Now, I don’t keep pickled beets in my fridge, but I have retained my love for the root vegetable. Beets in my house come fresh, then are roasted and either eaten by the slice without any adornment but salt or marinated with salt, pepper, olive oil and balsamic vinegar. Once that simple salad is made, I’ll eat it with (or as) lunch for the next several days.
I got the idea to pair balsamic vinegar with beets from Nom Nom Paleo, but I have to confess I didn’t read her recipe very well and just kind of went off on my own. Feel free to play with this salad as much as you like; it’s awesome with some goat cheese and mixed with quinoa, for instance, if you eat grains.

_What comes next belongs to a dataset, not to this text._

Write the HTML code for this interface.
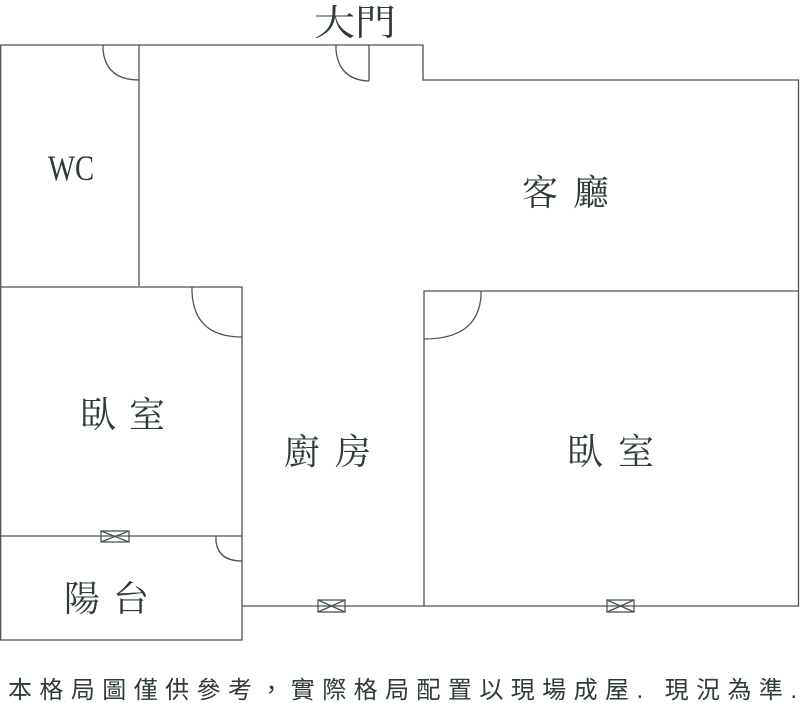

Pick good beets with bright green, healthy-looking tops for another recipe — I’ll post one later this week.
- 6 beets, washed
- 2 tablespoons olive oil
- 1 tsp kosher salt
- 1/2 tsp freshly ground black pepper
- 1 tablespoon balsamic vinegar
- Preheat oven to 350 degrees Fahrenheit.
- Trim the beets by chopping off the bottoms and the tops; reserve greens for another recipe, if desired.
- Wrap beets in aluminum foil packets, three to a packet. Place in oven directly on the rack.
- Let roast (or steam, actually) for an hour to an hour and a half, depending on the size of your beets.
- Remove from oven when they are easily pierced with a fork. Let cool, then peel.
- Dice roasted beets, and toss in bowl with remaining ingredients. Enjoy.